Federal prosecutors described Gupta as an associate of an Indian government agency employee identified only as “CC-1”, who previously worked with the Central Reserve Police Force, a leading Indian government paramilitary force, the indictment stated.

The indictment alleged that CC-1 directed the murder plan from India and recruited Gupta around May 2023 to coordinate it.

Gupta, on CC-1’s direction, contacted a person whom he believed was a criminal associate who could carry out the assassination, the indictment alleged. But the person he reached out to was, unknown to Gupta, working confidentially for US law enforcement.

This source in turn connected him to a “hitman” who was actually an undercover law enforcement officer, working for the Drug Enforcement Administration (DEA), said the indictment.

Gupta agreed to pay the hitman $100,000 for killing Pannun, paying him an advance of $15,000 in cash in Manhattan around June 9, 2023, according to the US Justice Department.

If convicted, Gupta can face up to 20 years in prison.

The DEA, as well as the Federal Bureau of Investigation (FBI), are probing this case, according to a Justice Department press release on June 17.

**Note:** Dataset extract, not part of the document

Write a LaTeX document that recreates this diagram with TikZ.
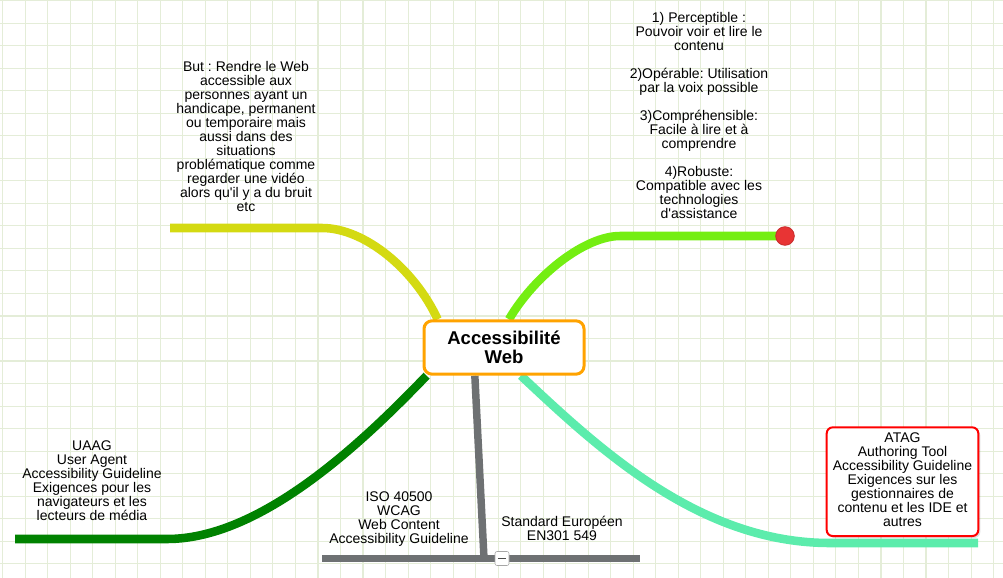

Are the tremors being felt elsewhere?

The Australian Broadcasting Corporation (ABC) recently published an article accusing Indian agents of harassing and threatening members of the Sikh diaspora in Australia, and linking those cases to Nijjar’s assassination as well as the alleged plot in the US targeting Pannun.

The ABC has previously reported on Australia expelling an alleged “nest of spies” from India. Its reporting suggests that agents from the Australian Security Intelligence Organisation (ASIO), the domestic intelligence agency, met with Sikh activists in Australia regarding Nijjar’s death.

The ABC has said that YouTube blocked some of its in India ahead of the country’s general election. YouTube said the ban was following a “confidential” order which came under India’s Information Technology Act of 2000.

Australian Prime Minister Anthony Albanese – who in May 2023 had feted Modi in Australia, comparing his popularity to that of iconic singer Bruce Springsteen – or his government has not commented on the ABC reports.